Key phrases or definitions relating to the Regional Infrastructure Fund

Understand some of the key phrases or definitions used when talking about the Regional Infrastructure Fund.

Hard infrastructure

Hard infrastructure the Regional Infrastructure Fund (RIF) might invest in includes the physical structures and systems that support a region to function and thrive. This could range from energy generation and transportation hubs to manufacturing centres and mining operations.

Resilience infrastructure

This category supports projects that improves a regions’ ability to absorb, adapt and/or respond to stresses and shocks. Investments will improve resilience in areas such as weather events, energy security, water security, food security, connectivity, and recovery infrastructure.

Enabling infrastructure

These projects will support growth by ensuring regions are well-connected and productive. These projects will invest in assets used by, and/or generate benefits for, multiple businesses or many parts of a community. An example includes shared services such as innovation parks or supply chain solutions.


An application is a formal request for funding from the RIF. A template is provided by Kānoa – RD for applicants to complete and requires an applicant to submit project information, detailed financial and other relevant information about their entity to help Kānoa – RD assess an application against the eligibility criteria, and to conduct standard due diligence.

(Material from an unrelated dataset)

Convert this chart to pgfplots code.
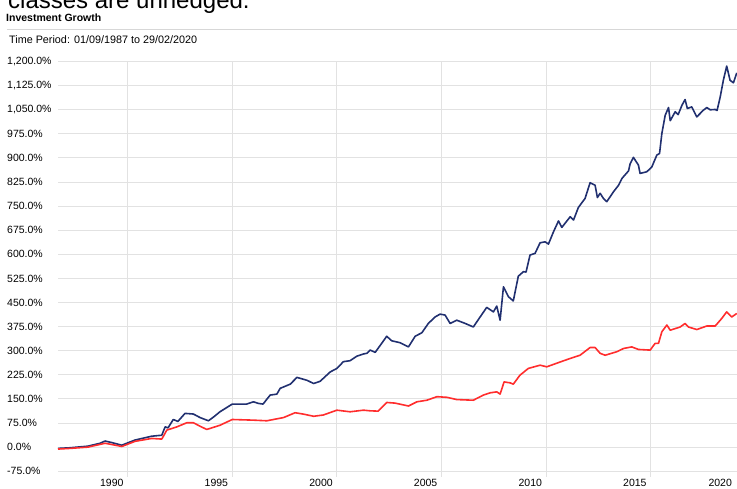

Regional Development Ministerial Group

The Regional Development Ministerial Group (RDMG) will make decisions regarding loan and equity investments up to $35 million and grants over $3 million.

This group is made up of the following Ministers:

  • The Minister of Finance
  • The Minister of Infrastructure
  • The Minister of Local Government
  • The Minister for Māori Development
  • The Minister for Regional Development

Cabinet will make any RIF investment decisions over $35 million.

Regional priorities

To be eligible for the RIF, projects will need to outline how their proposal aligns with regional priorities. Current regional priorities can be found on the eligibility page – these may change over time.

Eligibility for the Regional Infrastructure Fund


A loan is a transfer of money by one party to another with an agreement to pay it back on terms and within a contracted period of time. Loans used in the RIF will typically be commercial loans but in some circumstances concessionary loans:

  • Commercial loans: a loan established with an interest rate expected to be offered on the market for the project in question.
  • Concessionary loans: a loan established with an interest rate lower than a rate expected to be offered on the market for the project in question.

Equity investment

An equity investment will involve the Crown through its Schedule 4A holding company, Crown Regional Holdings Limited acquiring a share/shares in an applicant’s business. The shareholding will provide the Crown with certain rights, including the right to vote on resolutions and receive distributions and to sell the share/s when certain milestones are met.


Co-funding refers to the funding contribution to the project that is not being sought/provided from the RIF. Co-funding and the RIF funding sought/provided should make up the total cost of the project. The levels of co-funding will be agreed in the funding contract.


Grants is a form of funding that will be available to accelerate projects that would not have a viable source of repayment and would otherwise not progress, particularly for certain categories of Resilience Infrastructure projects. Grants will be rare.
There is a preference for the use of loans and equity in the RIF, as grants don’t provide assets to the Crown’s balance sheet.